De directeur van de Port of Antwerpen International NV, Kristof Waterschoot, vertelde vandaag tijdens een persconferentie in verband met een werkbezoek dat de positionering van Suriname in het Caribisch gebied centraal staat bij de samenwerking tussen de Surinaamse overheid en deze organisatie. De gesprekken om de Surinaamse haven tot een logistieke hub te maken verlopen volgens hem heel goed.
Hij stelt dat de haven die zal worden omgebouwd, een lokale meerwaarde zal hebben voor vooral de handel met diverse landen. “De bedoeling is om Havenbeheer te ondersteunen in de welvaart van het land. In de afgelopen vijf maanden is er veel samengewerkt. Er komt een enorme meerwaarde voor Suriname en we willen samen kijken hoe wij die economische welvaart die zal komen vast kunnen houden.”

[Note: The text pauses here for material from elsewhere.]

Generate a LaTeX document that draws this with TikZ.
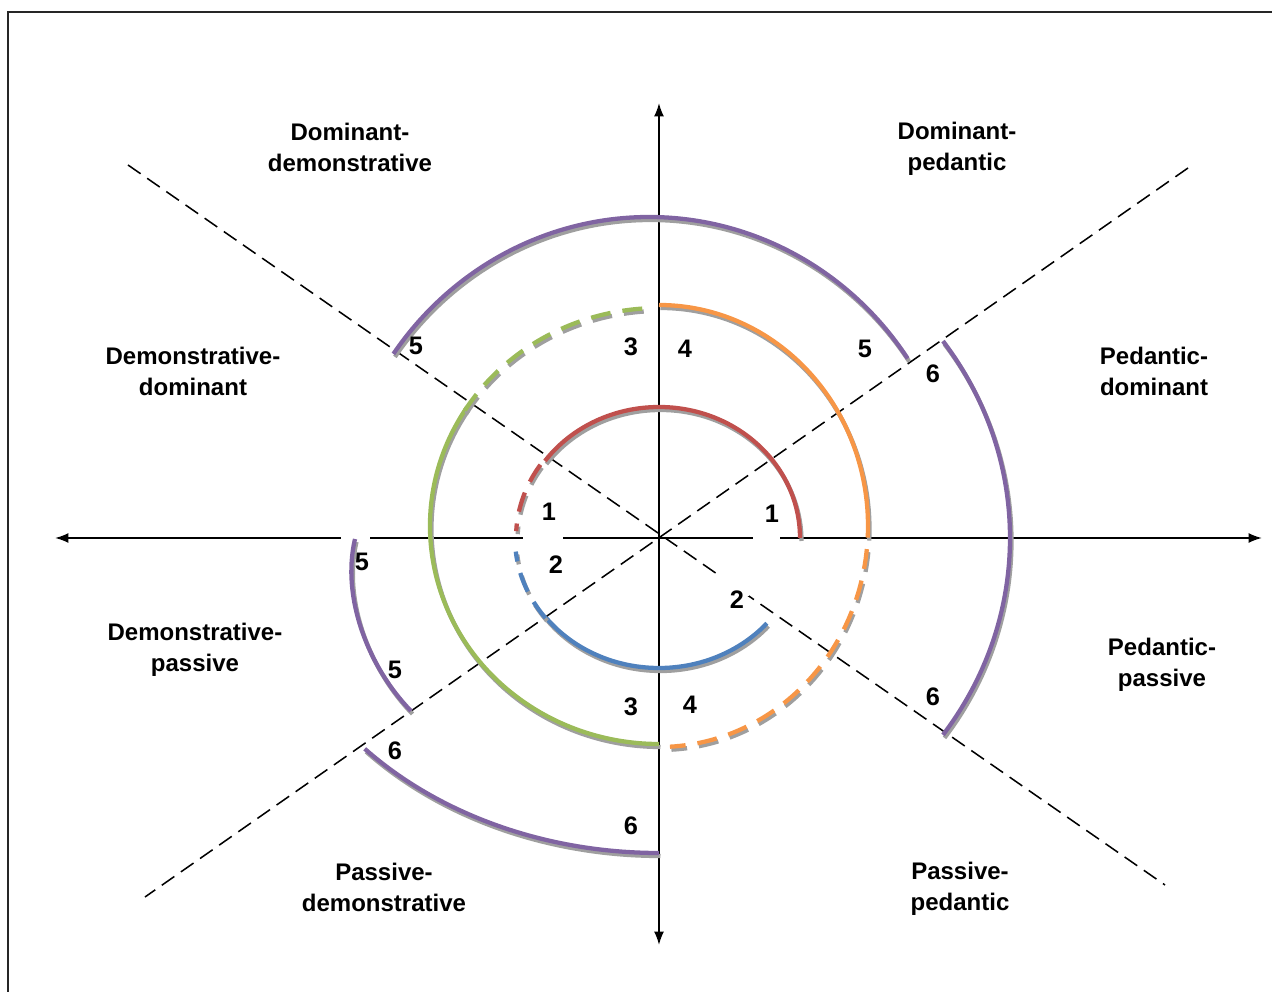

Minister Albert Jubithana van Transport Communicatie en Toerisme zegt dat de opdracht om het project uit te voeren niet zomaar is gegeven. Het is de bedoeling dat vooral de samenwerkingsverbanden tussen Suriname en de belanghebbende organisaties voortgang moeten blijven hebben. De samenwerking met Port of Antwerpen International is naar zeggen van de bewindsman ruim 30 jaar oud. De kennis, kunde en vaardigheden die wij kunnen krijgen van de organisaties zijn binnen deze sector een must, legt de minister uit. “De positie van Havenbeheer in het noorden van Zuid-Amerika is zeer belangrijk. We zien met de samenwerking een basis daarin. Onze nakomelingen gaan ons die credits geven. Het moet zo zijn dat wij die basis hebben gelegd. We moeten niet blijven hangen,” vervolgt Jubithana.

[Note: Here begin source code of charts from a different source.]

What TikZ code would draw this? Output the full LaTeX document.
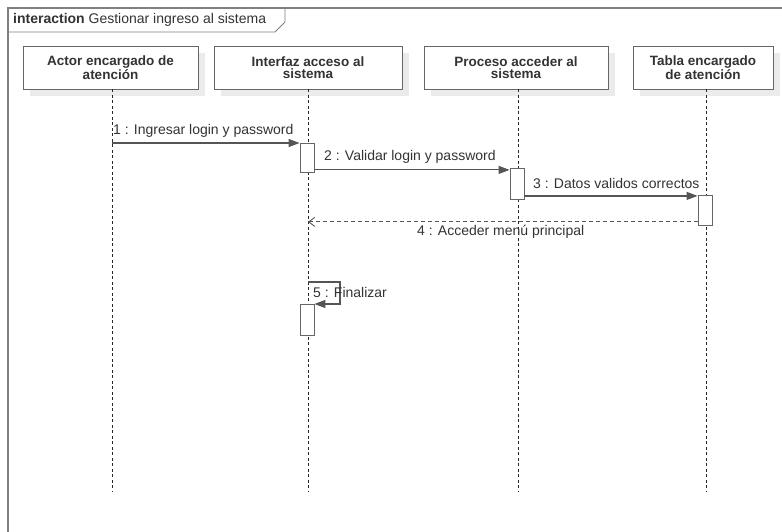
\documentclass[tikz,border=0pt]{standalone}
\usepackage{fontspec}
\setmainfont{Liberation Sans}
\usetikzlibrary{arrows.meta}
\definecolor{framegray}{HTML}{808080}
\definecolor{boxline}{HTML}{666666}
\definecolor{shadowgray}{HTML}{EBEBEB}
\definecolor{txt}{HTML}{333333}
\definecolor{msgline}{HTML}{555555}
\tikzset{
  head/.style={draw=boxline, line width=0.9pt, fill=white, minimum width=#1, minimum height=43pt,
    inner sep=0pt, align=center, font=\bfseries\fontsize{13.5}{12.5}\selectfont, text=txt},
  headshadow/.style={fill=shadowgray, draw=none},
  lifeline/.style={draw=black!85, line width=0.7pt, dash pattern=on 3pt off 2.5pt},
  act/.style={draw=boxline, line width=0.9pt, fill=white, minimum width=14pt, minimum height=#1, inner sep=0pt},
  msg/.style={draw=msgline, line width=1.2pt, -{Triangle[length=11pt,width=8pt]}},
  reply/.style={draw=msgline, line width=0.9pt, dash pattern=on 4pt off 3pt, -{Straight Barb[length=6pt,width=9pt]}},
  lbl/.style={font=\fontsize{14}{14}\selectfont, text=txt, inner sep=0pt},
}
\begin{document}
\begin{tikzpicture}[x=1pt,y=-1pt]
\useasboundingbox (0,0) rectangle (782,532);
\fill[white] (0,0) rectangle (782,532);

% interaction frame and its tab
\draw[framegray, line width=1.2pt] (8,532) -- (8,8) -- (782,8);
\draw[framegray, line width=0.9pt] (8,32) -- (275,32) -- (285,22) -- (285,8);
\node[lbl, anchor=west] (title) at (13,20) {\textbf{interaction} Gestionar ingreso al sistema};

% lifeline heads with drop shadows
\fill[headshadow] (30,53) rectangle (205,96);
\fill[headshadow] (221,53) rectangle (409,96);
\fill[headshadow] (431,53) rectangle (615,96);
\fill[headshadow] (640,53) rectangle (780,96);
\node[head=175pt] (h1) at (110.5,67.5) {Actor encargado de\\atención};
\node[head=188pt] (h2) at (308,67.5) {Interfaz acceso al\\sistema};
\node[head=184pt] (h3) at (516,67.5) {Proceso acceder al\\sistema};
\node[head=140pt] (h4) at (703,67.5) {Tabla encargado\\de atención};

% lifeline ends
\coordinate (e1) at (112,492);
\coordinate (e2) at (308,492);
\coordinate (e3) at (518,492);
\coordinate (e4) at (706,492);
\draw[lifeline] (e1 |- h1.south) -- (e1);
\draw[lifeline] (e2 |- h2.south) -- (e2);
\draw[lifeline] (e3 |- h3.south) -- (e3);
\draw[lifeline] (e4 |- h4.south) -- (e4);

% activation bars
\node[act=29pt, anchor=north] (a2) at (307,143) {};
\node[act=31pt, anchor=north] (a3) at (517,168) {};
\node[act=30pt, anchor=north] (a4) at (705,195) {};
\node[act=31pt, anchor=north] (a5) at (307,304) {};

% message 1
\coordinate (m1s) at (112,143);
\draw[msg] (m1s) -- (a2.north west);
\node[lbl, anchor=west] (l1) at (113,131) {1 : Ingresar login y password};

% message 2
\coordinate (m2s) at ([yshift=3pt]a2.south east);
\draw[msg] (m2s) -- (m2s -| a3.west);
\node[lbl, anchor=west] (l2) at (324,157) {2 : Validar login y password};

% message 3
\coordinate (m3s) at ([yshift=4pt]a3.south east);
\draw[msg] (m3s) -- (m3s -| a4.west);
\node[lbl, anchor=west] (l3) at (533,183) {3 : Datos validos correctos};

% message 4 (return)
\coordinate (m4s) at ([yshift=4pt]a4.south west);
\draw[reply] (m4s) -- (m4s -| e2);
\node[lbl, anchor=west] (l4) at (417,232) {4 : Acceder menú principal};

% message 5 (self call)
\coordinate (m5s) at (308,282);
\coordinate (m5r) at (340,282);
\draw[msg] (m5s) -- (m5r) |- (a5.north east);
\node[lbl, anchor=west] (l5) at (313,292) {5 : Finalizar};
\end{tikzpicture}
\end{document}
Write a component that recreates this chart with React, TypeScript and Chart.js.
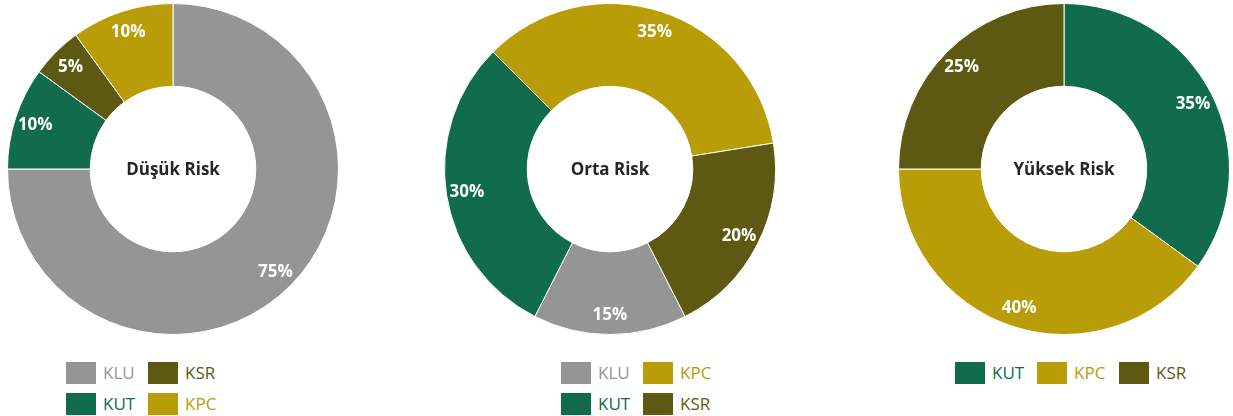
import React, { useEffect, useRef } from "react";
import { Chart, registerables } from "chart.js";

Chart.register(...registerables);

const COLORS: Record<string, string> = {
  KLU: "#959595",
  KUT: "#106C4D",
  KSR: "#5E5912",
  KPC: "#B89D08",
};

const lowLabels = ["KLU", "KUT", "KSR", "KPC"];
const lowValues = [75, 10, 5, 10];
const midLabels = ["KLU", "KUT", "KPC", "KSR"];
const midValues = [15, 30, 35, 20];
const highLabels = ["KUT", "KPC", "KSR"];
const highValues = [35, 40, 25];
const titles = ["Düşük Risk", "Orta Risk", "Yüksek Risk"];

const FONT = "'Open Sans', sans-serif";

const labelPlugin = {
  id: "donutLabels",
  afterDatasetsDraw(chart: any, _args: any, opts: any) {
    const ctx = chart.ctx;
    const meta = chart.getDatasetMeta(0);
    const ds = chart.data.datasets[0];
    ctx.save();
    ctx.textAlign = "center";
    ctx.textBaseline = "middle";
    ctx.fillStyle = "#ffffff";
    ctx.font = `bold 17px ${FONT}`;
    meta.data.forEach((arc: any, i: number) => {
      const { x, y, startAngle, endAngle, outerRadius } = arc.getProps(
        ["x", "y", "startAngle", "endAngle", "outerRadius"],
        true
      );
      const mid = (startAngle + endAngle) / 2;
      const r = outerRadius * 0.875;
      ctx.fillText(ds.data[i] + "%", x + Math.cos(mid) * r, y + Math.sin(mid) * r + 1);
    });
    const a0 = meta.data[0];
    ctx.fillStyle = "#262626";
    ctx.font = `bold 17px ${FONT}`;
    ctx.fillText(opts.title, a0.x, a0.y + 1);
    ctx.restore();
  },
};

function Donut({
  labels,
  values,
  rotation,
  title,
  left,
}: {
  labels: string[];
  values: number[];
  rotation: number;
  title: string;
  left: number;
}) {
  const ref = useRef<HTMLCanvasElement>(null);
  useEffect(() => {
    if (!ref.current) return;
    const chart = new Chart(ref.current, {
      type: "doughnut",
      data: {
        labels,
        datasets: [
          {
            data: values,
            backgroundColor: labels.map((l) => COLORS[l]),
            borderColor: "#ffffff",
            borderWidth: 1,
          },
        ],
      },
      options: {
        animation: false,
        responsive: false,
        maintainAspectRatio: false,
        cutout: "50%",
        rotation,
        layout: { padding: 0 },
        plugins: {
          legend: { display: false },
          tooltip: { enabled: false },
          donutLabels: { title },
        } as any,
      },
      plugins: [labelPlugin],
    });
    return () => chart.destroy();
  }, []);
  return (
    <canvas
      ref={ref}
      width={332}
      height={332}
      style={{ position: "absolute", left, top: 3, width: 332, height: 332 }}
    />
  );
}

function Legend({
  labels,
  rows,
  left,
}: {
  labels: string[];
  rows: number;
  left: number;
}) {
  return (
    <>
      {labels.map((l, i) => {
        const col = Math.floor(i / rows);
        const row = i % rows;
        return (
          <div
            key={l}
            style={{
              position: "absolute",
              left: left + col * 82,
              top: 361 + row * 31,
              height: 23,
              display: "flex",
              alignItems: "center",
              fontFamily: FONT,
              fontSize: 17,
              color: COLORS[l],
            }}
          >
            <div style={{ width: 30, height: 22, background: COLORS[l], marginRight: 7 }} />
            <span>{l}</span>
          </div>
        );
      })}
    </>
  );
}

export default function App() {
  return (
    <div
      style={{
        position: "fixed",
        left: 0,
        top: 0,
        width: 1233,
        height: 416,
        background: "#ffffff",
      }}
    >
      <Donut labels={lowLabels} values={lowValues} rotation={0} title={titles[0]} left={7} />
      <Donut labels={midLabels} values={midValues} rotation={153} title={titles[1]} left={444} />
      <Donut labels={highLabels} values={highValues} rotation={0} title={titles[2]} left={898} />
      <Legend labels={lowLabels} rows={2} left={66} />
      <Legend labels={midLabels} rows={2} left={561} />
      <Legend labels={highLabels} rows={1} left={955} />
    </div>
  );
}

“Surinaamse ondernemers moeten meegenomen worden in de investering, kennis en kunde die zij bieden. We zien dat de wereld op dit moment als aandachtspunt heeft klimaatverandering. Suriname is een van de groenste landen en wij zijn carbonvrij. Laten wij ons laten leiden. We hechten veel waarde aan de input en de nodige kritische begeleiding is welkom”, benadrukt de TCT-functionaris.

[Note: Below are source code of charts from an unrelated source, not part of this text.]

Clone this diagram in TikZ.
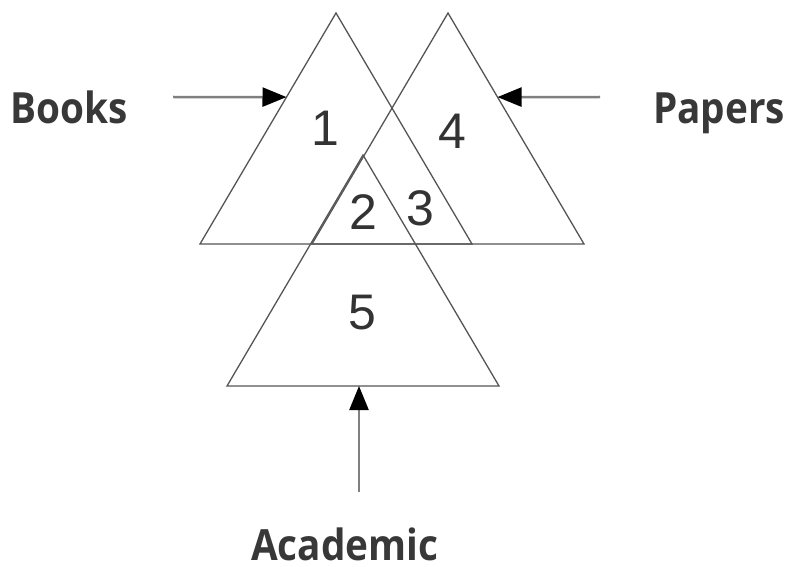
\documentclass[tikz,border=0pt]{standalone}
\usepackage{fontspec}
\setmainfont{Liberation Sans}
\newfontfamily\labelfont[FakeStretch=0.9]{Open Sans}
\usetikzlibrary{arrows.meta, calc}
\definecolor{linegray}{HTML}{555555}
\definecolor{labelgray}{HTML}{383838}
\tikzset{
tri/.style={
       draw=linegray,
       line width=1.3pt,
       line join=miter,
       },
region/.style={
       font=\fontsize{50}{50}\selectfont,
       text=black!80,
       inner sep=0pt,
       },
source/.style={
       font=\labelfont\bfseries\fontsize{43}{43}\selectfont,
       text=labelgray,
       inner sep=0pt,
       anchor=base west,
       },
feed/.style={
       draw=gray,
       line width=2.5pt,
       -{Triangle[length=24pt,width=19pt,color=black]},
       },
}

\begin{document}
\begin{tikzpicture}[x=1pt,y=-1pt]
      \useasboundingbox (0,0) rectangle (789,567);

      % three congruent triangles
      \foreach \n/\ax/\ay in {books/336/13, papers/448/13, academic/363/155} {
          \draw[tri] (\ax,\ay) coordinate (\n-top) -- ++(136,231) coordinate (\n-right)
              -- ++(-272,0) coordinate (\n-left) -- cycle;
      }

      % region numbers
      \foreach \t/\x/\y in {1/325/128, 4/452/131, 2/363/212, 3/420/208, 5/362/313} {
          \node[region] (r\t) at (\x,\y) {\t};
      }

      % sources
      \node[source] (lbooks) at (10,124) {Books};
      \node[source] (lpapers) at (653,124) {Papers};
      \node[source, text depth=0pt] (lacademic) at (251,560) {Academic};

      \coordinate (books-in) at ($(books-top)!0.364!(books-left)$);
      \coordinate (papers-in) at ($(papers-top)!0.364!(papers-right)$);
      \coordinate (academic-in) at ([xshift=-4pt]$(academic-left)!0.5!(academic-right)$);
      \coordinate (books-from) at (173,97);
      \coordinate (papers-from) at (600,97);
      \coordinate (academic-from) at (359,492);

      \foreach \n in {books, papers, academic} {
          \draw[feed] (\n-from) -- (\n-in);
      }
\end{tikzpicture}
\end{document}
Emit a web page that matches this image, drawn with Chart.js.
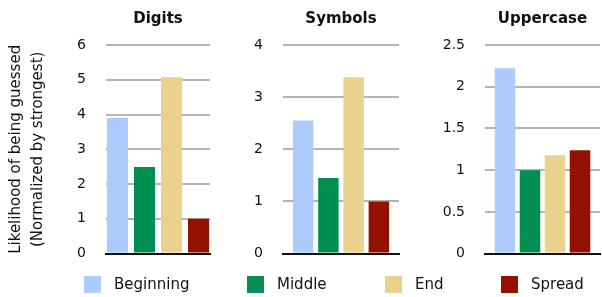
<!DOCTYPE html>
<html>
<head>
<meta charset="utf-8">
<script src="https://cdn.jsdelivr.net/npm/chart.js@4/dist/chart.umd.min.js"></script>
<style>
  body { margin:0; width:602px; height:297px; background:#fff; position:relative; overflow:hidden; font-family:"DejaVu Sans", sans-serif; }
  canvas { position:absolute; top:0; }
  .lg { position:absolute; top:276px; height:17px; }
  .lg i { position:absolute; left:0; top:0; width:17px; height:17px; }
  .lg span { position:absolute; top:-1px; font-size:15px; color:#111; white-space:nowrap; line-height:19px; }
</style>
</head>
<body>
<canvas id="c0" style="left:0px" width="215" height="282"></canvas>
<canvas id="c1" style="left:215px" width="189" height="282"></canvas>
<canvas id="c2" style="left:404px" width="198" height="282"></canvas>
<div id="legend"></div>
<script>
// series and panels
const series = ['Beginning', 'Middle', 'End', 'Spread'];
const colors = ['#ADCBFC', '#008F52', '#EAD28C', '#941100'];
const panels = ['Digits', 'Symbols', 'Uppercase'];
const digitsVals = [3.91, 2.49, 5.07, 1.0];
const symbolsVals = [2.55, 1.45, 3.38, 1.0];
const upperVals = [2.22, 1.0, 1.18, 1.24];
const yMax = [6, 4, 2.5];
const yStep = [1, 1, 0.5];

const values = [digitsVals, symbolsVals, upperVals];
// layout per panel: y axis width, right pad, category / bar percentage
const axisW = [106, 68, 81];
const padR = [5, 5, 2];
const catPct = [1.04, 0.87, 0.87];
const barPct = [0.78, 0.81, 0.82];

panels.forEach((name, p) => {
  new Chart(document.getElementById('c' + p), {
    type: 'bar',
    data: {
      labels: [''],
      datasets: series.map((s, i) => ({
        label: s,
        data: [values[p][i]],
        backgroundColor: colors[i],
        categoryPercentage: catPct[p],
        barPercentage: barPct[p]
      }))
    },
    options: {
      responsive: false,
      animation: false,
      layout: { padding: { left: 0, right: padR[p], top: 0, bottom: 0 } },
      scales: {
        x: {
          grid: { display: false, drawTicks: false },
          border: { display: true, color: '#111', width: 2 },
          ticks: { display: false }
        },
        top: {
          type: 'category',
          position: 'top',
          grid: { display: false, drawTicks: false },
          border: { display: false },
          ticks: { display: false },
          title: {
            display: true, text: name, color: '#111',
            font: { family: 'DejaVu Sans', size: 15, weight: 'bold' },
            padding: { top: 10, bottom: 17 }
          }
        },
        y: {
          min: 0, max: yMax[p],
          ticks: {
            stepSize: yStep[p], padding: 20, color: '#111',
            font: { family: 'DejaVu Sans', size: 14 },
            callback: v => String(v)
          },
          grid: { color: '#b4b4b4', lineWidth: 2, drawTicks: false },
          border: { display: false },
          title: {
            display: p === 0,
            text: ['Likelihood of being guessed', '(Normalized by strongest)'],
            color: '#111',
            font: { family: 'DejaVu Sans', size: 15, lineHeight: 1.47 },
            padding: { top: 5, bottom: 0 }
          },
          afterFit: (axis) => { axis.width = axisW[p]; }
        }
      },
      plugins: {
        legend: { display: false },
        tooltip: { enabled: false }
      }
    }
  });
});

// legend below the panels
const legX = [84, 247, 385, 501];
const lg = document.getElementById('legend');
series.forEach((s, i) => {
  const d = document.createElement('div');
  d.className = 'lg';
  d.style.left = legX[i] + 'px';
  d.innerHTML = '<i style="background:' + colors[i] + '"></i><span style="left:30px">' + s + '</span>';
  lg.appendChild(d);
});
</script>
</body>
</html>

Andreas Talea zegt dat Suriname moet kijken naar de toekomst. Voor Havenbeheer is het de bedoeling dat er een zodanige haven wordt neergezet die de oliesector moet accommoderen op het hoogste niveau. Dit, in de zin van een shorebase. Vooral de economische zone moet voordeel hebben aan de opzet van de haven. Duurzaamheid is heel erg belangrijk, zodat na 40 tot 60 jaar wanneer de olie opraakt je door kan gaan, legt Talea uit. “Onze kindskinderen moeten kunnen profiteren van de welvaart die komen moet. Dat is de rode draad van de ontwikkeling die wij zullen ondergaan.”